4.3. De Raad is voorts, uitgaande van de juistheid van de vastgestelde medische beperkingen, met de rechtbank van oordeel dat de functies die aan de schatting ten grondslag liggen, gelet op de daaraan verbonden belastende aspecten, als voor appellant in medisch opzicht geschikt dienen te worden aangemerkt.
4.4. Ook is de Raad met de rechtbank van oordeel dat geen sprake is van een bijzonder geval als bedoeld in artikel 29, tweede lid, van de Wajong, op grond waarvan het Uwv bevoegd zou zijn de Wajong-uitkering van appellant met een verdere terugwerkende kracht dan een jaar toe te kennen. Doorslaggevend acht de Raad dat op grond van de beschikbare gegevens het ervoor dient te worden gehouden dat appellant reeds in een vroeg stadium heeft begrepen dat zijn vermoeidheidsklachten aanzienlijke beperkingen met zich brachten wat betreft zijn functioneren in loonvormende arbeid. Appellant moet in staat worden geacht zich tijdig zelf over aanspraken op uitkering te oriënteren. Onbekendheid met het bestaan van de mogelijkheid van het doen van een aanvraag om uitkering kan naar vaste jurisprudentie geen bijzonder geval opleveren. Het feit dat appellant in 2003 het Uwv heeft verzocht om aangemerkt te worden als arbeidsgehandicapte in de zin van de Wet REA en vervolgens in aanmerking te komen voor een starterskrediet in het kader van die wet om zich als zelfstandige te kunnen vestigen, terwijl het Uwv appellant bij die gelegenheid niet heeft gewezen op de mogelijkheid een Wajong-uitkering aan te vragen, levert evenmin een bijzonder geval op. Die aanvraag in het kader van de Wet REA behoefde het Uwv geen aanleiding te geven om aan appellant inlichtingen te verstrekken met betrekking tot de mogelijkheid om voor een Wajong-uitkering in aanmerking te komen.
4.5. Uit hetgeen onder 4.1 tot en met 4.4 is overwogen volgt dat het hoger beroep niet slaagt en de aangevallen uitspraak voor bevestiging in aanmerking komt.
5. De Raad acht geen termen aanwezig om toepassing te geven aan artikel 8:75 van de Algemene wet bestuursrecht.
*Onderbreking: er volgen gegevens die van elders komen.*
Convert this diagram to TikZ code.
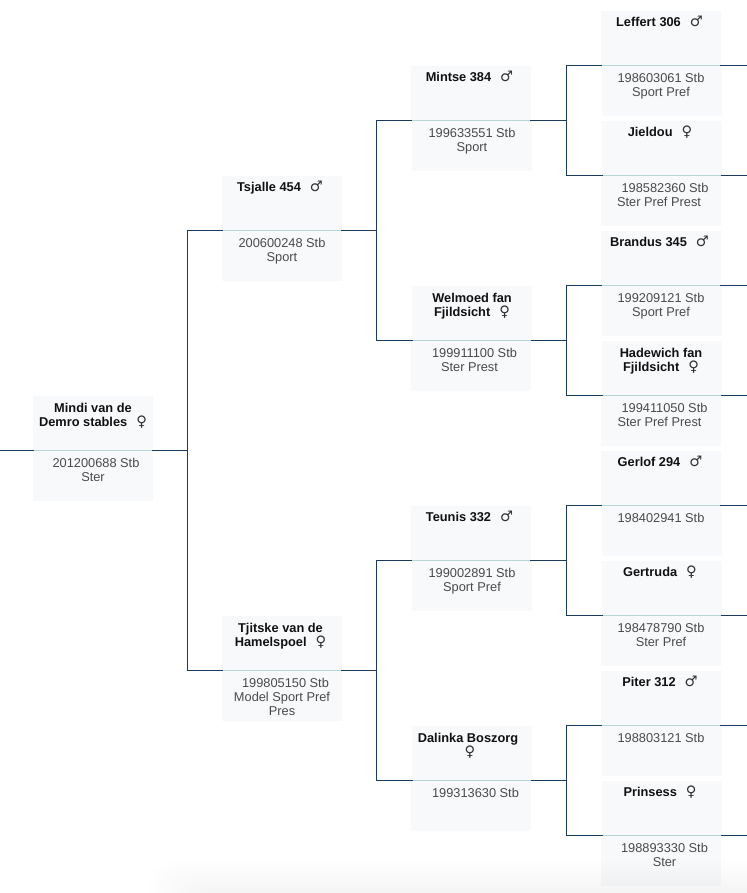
\documentclass[tikz,border=0pt]{standalone}
\usepackage{fontspec}
\setmainfont{Liberation Sans}
\newfontfamily\symfont{DejaVu Sans}
\newcommand{\sym}[1]{\smash{\textcolor{symcol}{\symfont\fontsize{14.5}{14}\selectfont\mdseries #1}}}
\newcommand{\ma}{\hspace{9pt}\sym{♂}}
\newcommand{\fe}{\hspace{9pt}\sym{♀}}
\newcommand{\twoline}{\rule{0pt}{9.9pt}}
\tikzset{
  x=1pt,y=-1pt,
  cardtop/.style={fill=cardbg,draw=none,inner sep=0pt,outer sep=0pt,minimum width=120pt,minimum height=54.5pt,anchor=north west},
  cardbot/.style={fill=cardbg,draw=none,inner sep=0pt,outer sep=0pt,minimum width=120pt,minimum height=50.5pt,anchor=north west},
  title/.style={font=\fontsize{12.8}{14}\selectfont\bfseries,text=titlecol,align=center,anchor=north,inner sep=0pt},
  subtitle/.style={font=\fontsize{12.8}{14}\selectfont,text=subcol,align=center,anchor=north,inner sep=0pt},
  divider/.style={draw=divcol,line width=1pt},
  conn/.style={draw=conncol,line width=1.1pt,line cap=rect}
}
\definecolor{cardbg}{HTML}{F8F9FB}
\definecolor{titlecol}{HTML}{111111}
\definecolor{subcol}{HTML}{4A4A4A}
\definecolor{symcol}{HTML}{333333}
\definecolor{divcol}{HTML}{B8D6D3}
\definecolor{conncol}{HTML}{1B3A5F}
% name, top x, bottom x, top y, title centre, title, sub centre, sub
\newcommand{\card}[8]{%
  \node[cardtop] (#1) at (#2,#4) {};
  \node[cardbot] (#1b) at (#3,#4+54.5) {};
  \draw[divider] (#1.south west) -- (#1.south east);
  \node[title] (#1t) at (#5,#4+6.5) {#6};
  \node[subtitle] (#1s) at (#7,#4+62.5) {#8};
}
\begin{document}
\begin{tikzpicture}
\useasboundingbox (0,0) rectangle (746,893);
\fill[white] (0,0) rectangle (746,893);
\coordinate (busA) at (187.5,0);
\coordinate (busB) at (376.5,0);
\coordinate (busC) at (566.5,0);
\coordinate (edgeL) at (0,0);
\coordinate (edgeR) at (746,0);

\card{mindi}{33}{33}{396}{93}{\twoline Mindi van de\\Demro stables\fe}{96}{201200688 Stb\\\hspace{-6pt}Ster}
\card{tsjalle}{222}{222}{176}{280}{Tsjalle 454\ma}{282}{200600248 Stb\\Sport}
\card{tjitske}{222}{222}{616}{280.5}{\twoline Tjitske van de\\Hamelspoel\fe}{282}{\hspace{7pt}199805150 Stb\\Model Sport Pref\\Pres\hspace{2pt}}
\card{mintse}{411}{412}{66}{469.5}{Mintse 384\ma}{472}{199633551 Stb\\Sport}
\card{welmoed}{412}{411}{286}{472}{\twoline Welmoed fan\\Fjildsicht\fe\hspace{2pt}}{469.5}{\hspace{10pt}199911100 Stb\\Ster Prest}
\card{teunis}{411}{412}{506}{469.5}{Teunis 332\ma}{472}{199002891 Stb\\Sport Pref}
\card{dalinka}{412}{411}{726}{468}{\twoline Dalinka Boszorg\\\hspace{4pt}\sym{♀}}{475.5}{199313630 Stb}
\card{leffert}{601}{602}{11}{659.5}{Leffert 306\ma}{661}{198603061 Stb\\Sport Pref}
\card{jieldou}{602}{601}{121}{660}{Jieldou\fe}{659}{\hspace{12pt}198582360 Stb\\Ster Pref Prest}
\card{brandus}{601}{602}{231}{659.5}{Brandus 345\ma}{661}{199209121 Stb\\Sport Pref}
\card{hadewich}{602}{601}{341}{661}{\twoline Hadewich fan\\Fjildsicht\fe\hspace{2pt}}{659.5}{\hspace{10pt}199411050 Stb\\Ster Pref Prest}
\card{gerlof}{601}{602}{451}{660}{Gerlof 294\ma}{661}{198402941 Stb}
\card{gertruda}{602}{601}{561}{660}{Gertruda\fe}{661}{198478790 Stb\\Ster Pref}
\card{piter}{601}{602}{671}{660}{Piter 312\ma}{661}{198803121 Stb}
\card{prinsess}{602}{601}{781}{660}{Prinsess\fe}{664.5}{198893330 Stb\\Ster\hspace{6pt}}

\draw[conn] (edgeL |- mindi.south) -- (mindi.south west);
\draw[conn] (mindi.south east) -- (busA |- mindi.south);
\draw[conn] (tsjalle.south west) -- (busA |- tsjalle.south) -- (busA |- tjitske.south) -- (tjitske.south west);
\draw[conn] (tsjalle.south east) -- (busB |- tsjalle.south);
\draw[conn] (mintse.south west) -- (busB |- mintse.south) -- (busB |- welmoed.south) -- (welmoed.south west);
\draw[conn] (tjitske.south east) -- (busB |- tjitske.south);
\draw[conn] (teunis.south west) -- (busB |- teunis.south) -- (busB |- dalinka.south) -- (dalinka.south west);
\draw[conn] (mintse.south east) -- (busC |- mintse.south);
\draw[conn] (leffert.south west) -- (busC |- leffert.south) -- (busC |- jieldou.south) -- (jieldou.south west);
\draw[conn] (welmoed.south east) -- (busC |- welmoed.south);
\draw[conn] (brandus.south west) -- (busC |- brandus.south) -- (busC |- hadewich.south) -- (hadewich.south west);
\draw[conn] (teunis.south east) -- (busC |- teunis.south);
\draw[conn] (gerlof.south west) -- (busC |- gerlof.south) -- (busC |- gertruda.south) -- (gertruda.south west);
\draw[conn] (dalinka.south east) -- (busC |- dalinka.south);
\draw[conn] (piter.south west) -- (busC |- piter.south) -- (busC |- prinsess.south) -- (prinsess.south west);
\foreach \n in {leffert,jieldou,brandus,hadewich,gerlof,gertruda,piter,prinsess}{
  \draw[conn] (\n.south east) -- (edgeR |- \n.south);
}
% soft shadow rising from the bottom edge
\foreach \i in {0,...,9}{
  \fill[black,opacity=0.004,rounded corners=25pt] (148+\i*5,862+\i*3) rectangle (800,930);
}
\end{tikzpicture}
\end{document}
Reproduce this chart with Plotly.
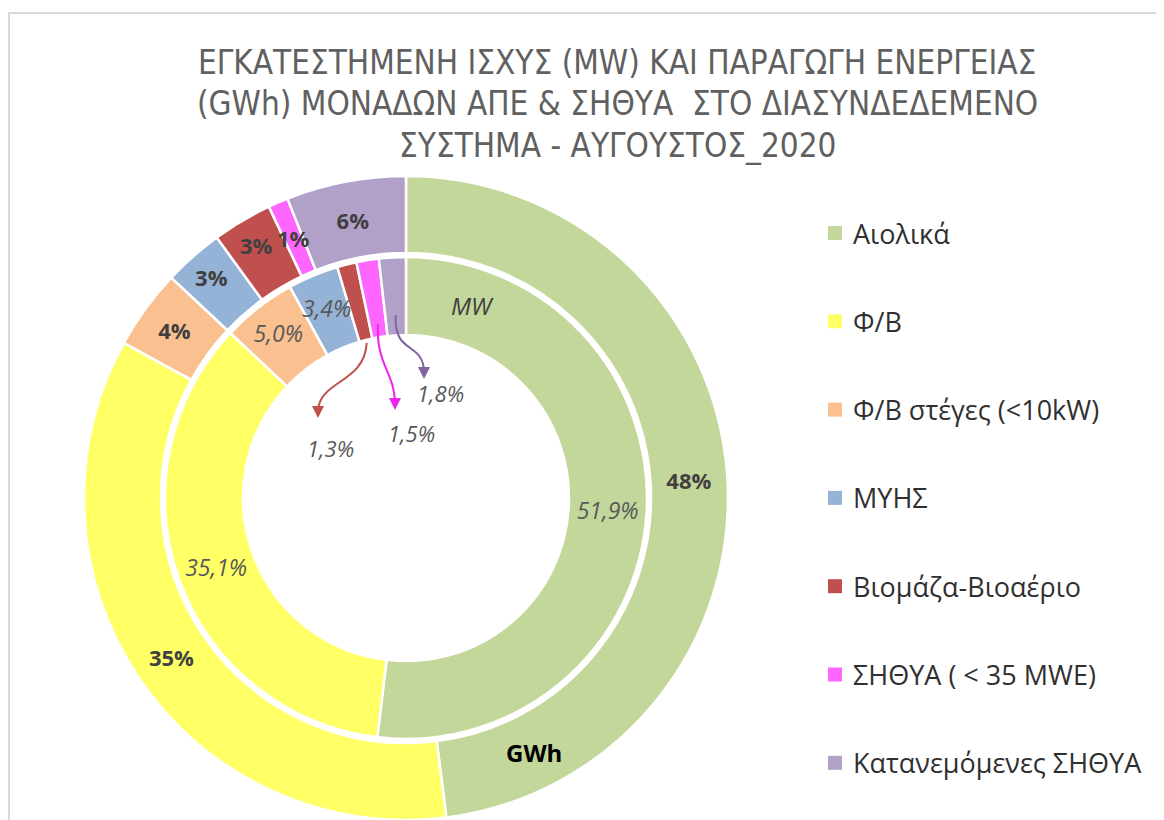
import math
import plotly.graph_objects as go

# ---------------- data ----------------
CATEGORIES = ["Αιολικά", "Φ/Β", "Φ/Β στέγες (<10kW)", "ΜΥΗΣ",
              "Βιομάζα-Βιοαέριο", "ΣΗΘΥΑ ( < 35 MWE)", "Κατανεμόμενες ΣΗΘΥΑ"]
GWH_SHARE = [48, 35, 4, 3, 3, 1, 6]            # outer ring (GWh), %
MW_SHARE = [51.9, 35.1, 5.0, 3.4, 1.3, 1.5, 1.8]  # inner ring (MW), %
COLORS = ["#C4D79B", "#FFFF66", "#FAC090", "#95B3D7",
          "#C0504D", "#FF66FF", "#B1A0C7"]
TITLE_LINES = ["ΕΓΚΑΤΕΣΤΗΜΕΝΗ ΙΣΧΥΣ (MW) ΚΑΙ ΠΑΡΑΓΩΓΗ ΕΝΕΡΓΕΙΑΣ",
               "(GWh) ΜΟΝΑΔΩΝ ΑΠΕ &amp; ΣΗΘΥΑ  ΣΤΟ ΔΙΑΣΥΝΔΕΔΕΜΕΝΟ",
               "ΣΥΣΤΗΜΑ - ΑΥΓΟΥΣΤΟΣ_2020"]
RING_NAMES = ["MW", "GWh"]

# ---------------- geometry (screen pixels) ----------------
W, H = 1164, 820
OFF = 8  # page body margin
CX, CY = 406, 498
R_OUT, R_OUT_IN = 322, 245
R_IN, R_IN_HOLE = 241, 163


def px(x):
    return (x - OFF) / W


def py(y):
    return 1 - (y - OFF) / H


def slice_point(values, i, r):
    tot = sum(values)
    frac = (sum(values[:i]) + values[i] / 2) / tot
    th = 2 * math.pi * frac
    return CX + r * math.sin(th), CY - r * math.cos(th)


def fmt(v):
    return ("%.1f" % v).replace(".", ",") + "%"


def clamp(v):
    return min(1.0, max(0.0, v))


LABEL_FONT = "Open Sans, sans-serif"
OUT_SIZE = 22
IN_SIZE = 23
OUT_FONT = dict(family=LABEL_FONT, size=OUT_SIZE, color="#404040", weight="bold")
IN_FONT = dict(family=LABEL_FONT, size=IN_SIZE, color="#595959", style="italic")

fig = go.Figure()

# outer ring (GWh)
outer_pos = ["none" if v < 2 else "inside" for v in GWH_SHARE]
fig.add_trace(go.Pie(
    labels=CATEGORIES, values=GWH_SHARE, sort=False, direction="clockwise",
    rotation=0, hole=R_OUT_IN / R_OUT,
    marker=dict(colors=COLORS, line=dict(color="white", width=2.5)),
    texttemplate="%{percent:.0%}", textposition=outer_pos,
    insidetextorientation="horizontal", insidetextfont=OUT_FONT,
    domain=dict(x=[clamp(px(CX - R_OUT)), clamp(px(CX + R_OUT))],
                y=[clamp(py(CY + R_OUT)), clamp(py(CY - R_OUT))]),
    showlegend=False, name="GWh",
))

# inner ring (MW)
inner_pos = ["none" if v < 4 else "inside" for v in MW_SHARE]
fig.add_trace(go.Pie(
    labels=CATEGORIES, values=MW_SHARE, sort=False, direction="clockwise",
    rotation=0, hole=R_IN_HOLE / R_IN,
    marker=dict(colors=COLORS, line=dict(color="white", width=2.5)),
    text=[fmt(v) for v in MW_SHARE], texttemplate="%{text}", textposition=inner_pos,
    insidetextorientation="horizontal", insidetextfont=IN_FONT,
    domain=dict(x=[px(CX - R_IN), px(CX + R_IN)], y=[py(CY + R_IN), py(CY - R_IN)]),
    showlegend=False, name="MW",
))

ann = []
shapes = []

# title
for k, line in enumerate(TITLE_LINES):
    ann.append(dict(x=px(617), y=py(62 + 41.5 * k), xref="paper", yref="paper",
                    text=line, showarrow=False, xanchor="center", yanchor="middle",
                    font=dict(family="Liberation Sans Narrow, DejaVu Sans Condensed, sans-serif",
                              size=33, color="#606060")))

# outer small label(s) that overflow the slice
for i, v in enumerate(GWH_SHARE):
    if outer_pos[i] == "none":
        x, y = slice_point(GWH_SHARE, i, (R_OUT + R_OUT_IN) / 2)
        ann.append(dict(x=px(x), y=py(y), xref="paper", yref="paper",
                        text="%d%%" % round(v), showarrow=False,
                        xanchor="center", yanchor="middle", font=OUT_FONT))

# inner label that overflows its slice (drawn on the slice, not shrunk)
for i, v in enumerate(MW_SHARE):
    if 2 <= v < 4:
        x, y = slice_point(MW_SHARE, i, (R_IN + R_IN_HOLE) / 2 + 4)
        ann.append(dict(x=px(x), y=py(y), xref="paper", yref="paper",
                        text=fmt(v), showarrow=False,
                        xanchor="center", yanchor="middle", font=IN_FONT))

# inner callouts for small slices
START_R = {4: 160, 5: 176, 6: 183}
TIPS = {4: (318, 418), 5: (395, 410), 6: (424, 379)}
LABEL_POS = {4: (330, 448), 5: (411, 433), 6: (440, 393)}
ARROW_COL = {4: "#C0504D", 5: "#EE22EE", 6: "#8064A2"}
for i in (4, 5, 6):
    sx, sy = slice_point(MW_SHARE, i, START_R[i])
    tx, ty = TIPS[i]
    ex, ey = tx, ty - 8
    c1 = (sx - 2, sy + 40)
    c2 = (ex + (sx - ex) * 0.05, ey - 30)
    path = "M %f,%f C %f,%f %f,%f %f,%f" % (px(sx), py(sy), px(c1[0]), py(c1[1]),
                                            px(c2[0]), py(c2[1]), px(ex), py(ey))
    shapes.append(dict(type="path", path=path, xref="paper", yref="paper",
                       line=dict(color=ARROW_COL[i], width=2)))
    ann.append(dict(x=px(tx), y=py(ty), xref="paper", yref="paper", text="",
                    showarrow=True, ax=0, ay=-12, arrowhead=2, arrowsize=1.2,
                    arrowwidth=2, arrowcolor=ARROW_COL[i], standoff=0))
    lx, ly = LABEL_POS[i]
    ann.append(dict(x=px(lx), y=py(ly), xref="paper", yref="paper", text=fmt(MW_SHARE[i]),
                    showarrow=False, xanchor="center", yanchor="middle",
                    font=dict(family=LABEL_FONT, size=IN_SIZE - 1, color="#595959", style="italic")))

# ring names
ann.append(dict(x=px(472), y=py(305), xref="paper", yref="paper", text="<i>%s</i>" % RING_NAMES[0],
                showarrow=False, xanchor="center", yanchor="middle",
                font=dict(family=LABEL_FONT, size=24, color="#404040")))
ann.append(dict(x=px(534), y=py(752), xref="paper", yref="paper", text="<b>%s</b>" % RING_NAMES[1],
                showarrow=False, xanchor="center", yanchor="middle",
                font=dict(family=LABEL_FONT, size=24, color="#000000")))

# legend (manual, for Excel-like spacing)
for k, (name, col) in enumerate(zip(CATEGORIES, COLORS)):
    yc = 233 + 88.3 * k
    shapes.append(dict(type="rect", xref="paper", yref="paper",
                       x0=px(828), x1=px(842), y0=py(yc + 7), y1=py(yc - 7),
                       fillcolor=col, line=dict(width=0)))
    ann.append(dict(x=px(851), y=py(yc), xref="paper", yref="paper", text=name,
                    showarrow=False, xanchor="left", yanchor="middle",
                    font=dict(family=LABEL_FONT, size=27, color="#303030")))

# chart border
shapes.append(dict(type="rect", xref="paper", yref="paper",
                   x0=px(9), x1=px(1200), y0=py(860), y1=py(13),
                   line=dict(color="#D9D9D9", width=2), fillcolor="rgba(0,0,0,0)"))

fig.update_layout(
    width=W, height=H, margin=dict(l=0, r=0, t=0, b=0),
    paper_bgcolor="white", plot_bgcolor="white",
    separators=",.", annotations=ann, shapes=shapes, showlegend=False,
)

fig.write_html("out.html")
De Centrale Raad van Beroep,
Bevestigt de aangevallen uitspraak.
Deze uitspraak is gedaan door T. Hoogenboom als voorzitter en C.P.M. van de Kerkhof en A.A.H. Schifferstein als leden, in tegenwoordigheid van M.D.F. de Moor als griffier. De beslissing is uitgesproken in het openbaar op 17 maart 2010.